Connector project to continue through winter

| Thursday, December 12, 2002 12:00 a.m

Winter will not stand in the way of the Cranberry Connector project.

The $44.3 million project will link Interstate 79 and the Pennsylvania Turnpike. Once the two are linked, motorists will have direct access between the two highways and will not be required to exit into Cranberry as they must now.

The current portion of the ongoing project calls for massive amounts of earth moving and replacement of the Freeport Road bridge, as well as construction of three new bridges.

Jim Struzzi, a spokesman for the Pennsylvania Department of Transportation, said some work can be done even when temperatures dip.

“Mostly excavation and drainage work,” he said. “We can still do that regardless of the weather.”

Struzzi said most smaller construction projects shut down for the winter. However, in the case of the connector project, PennDOT officials want to keep it moving forward.

And, Struzzi said, the project is on schedule.

Gary Madey, project engineer for PennDOT, said work this winter includes completion of the site grading.

“Basically we’re going to pretty much finish our earth-moving operations,” he said. “It will take another month. Then we’ll be installing drainage.”

Construction crews have moved about 80 percent of the 1.2 million cubic yards of dirt that needs to be moved, he said.

Madey said the installation of drainage systems could be hampered by large snowfalls, otherwise, it will continue.

“It will be day to day. If we get a heavy snow, it won’t work,” he said.

While concrete typically doesn’t cure in colder temperatures, Madey said there are techniques to heat it. Those techniques, however, will not be utilized on this project because it would be cost prohibitive, he said.

The steel for the bridges will be set during the winter months, however, and concrete will be poured when the weather is warmer in the spring.

Madey said despite the cold, crews are still working two shifts a day to get everything done.

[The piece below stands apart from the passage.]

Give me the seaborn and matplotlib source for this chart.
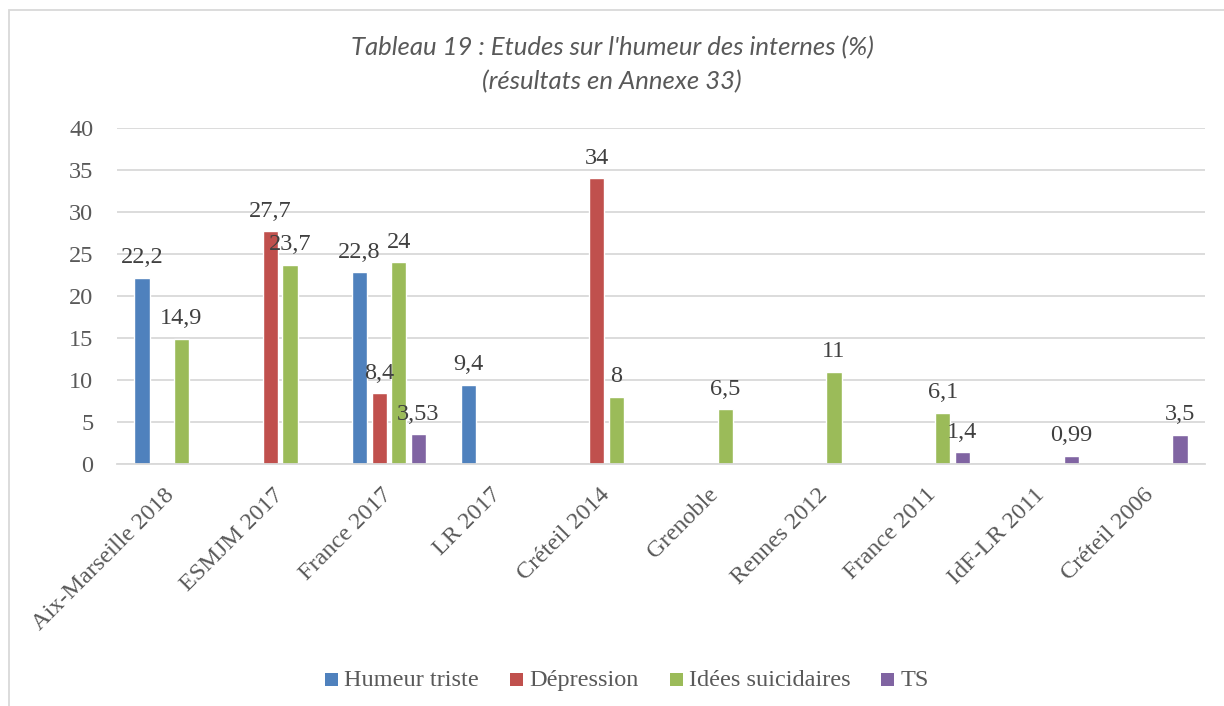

“They work 7 a.m. to 4 p.m. and 4 p.m. to midnight,” he said.

As for the cold, Madey said the workers are “used to it.”

“Some of the equipment has heaters in it,” he said.

One nice thing about the project, Madey said, is that there have been no surprises.

“It’s been going real well,” he said. “There haven’t been any tricky things. Everything is running pretty much as planned.”

While work continues throughout the winter, Struzzi said motorists should remember to be on the lookout for road crews and changing traffic patterns.

Because many motorists are not used to seeing road crews out in the winter, the cold weather work does have its hazards, he said.

Save any unforeseen occurrences, Struzzi said the work will go on as scheduled.

The connector project began two years ago with the $10.4 million replacement and widening of the Route 228 bridge. That work was completed last year.

The second phase, also completed last year, was the $4.5 million addition of ramps along Route 228 so motorists can access I-79 southbound from Route 228 and reach Route 228 from I-79 northbound.

The original connector project concept began taking shape in the late 1980s when the design process started. During the design stages, the project was slowed down from the many versions suggested.

A funding shortage delayed the project until 1997, when engineers found ways to trim $16 million from the cost. Cost-saving solutions included constructing additional I-79 lanes within existing PennDOT medians so less land would have to be purchased from private property owners.

The connector is expected to be completed in 2004. Dick Corp. of Pittsburgh is the prime contractor.